Nissan Develops Better Diode
All we hear about these days is how overweight we are as a nation. I go out for bike rides and see folks wheezing along doing their best to trim their waist lines. (And having just done that myself, I cheer them along.) But we, as individuals, aren’t the only ones being weight conscious. Every automaker who has, by inclination or necessity, jumped on the race to produce “the” next green car is thinking about the waist line and poundage of their latest creations.
Nissan is joining the fray a little late, but they are also claiming that they’ve come up with a way to reduce both the size and weight of their electric inverters by 20 percent. If you’re a little shaky on the technology, inverters take the direct current coming off the battery and make it alternating current used by the electric motor to turn the wheels.
Nissan has developed a more efficient diode to regulate the current between the battery and the motor thus allowing the inverters to be 15 percent smaller and 20 percent lighter.
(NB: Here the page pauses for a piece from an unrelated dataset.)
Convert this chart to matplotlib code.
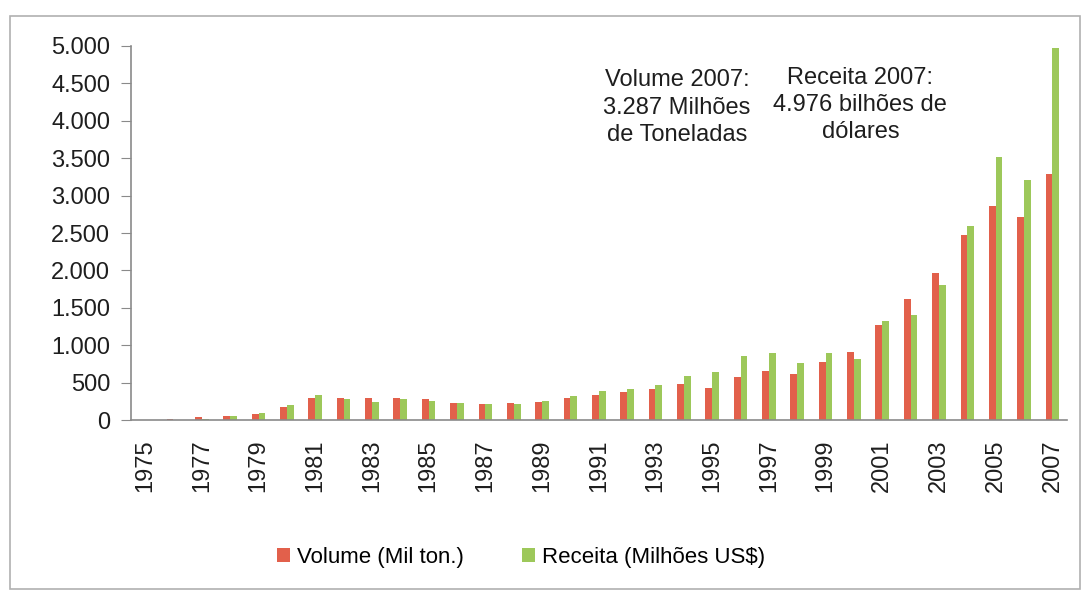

That means more efficient and even smaller hybrids, a real plus since the one draw back to these vehicles is that the batteries are hefty — and it doesn’t matter why flavor we’re talking, nickel-metal hydride or lithium ion.
Right now Nissan is putting the new diode through its paces on an X-Trail fuel cell vehicle, but the plan is for the technology to find its way into all hybrid and electric products the company rolls out. Currently Nissan has a timetable of 2010 to launch a compact electric and an in-house hybrid.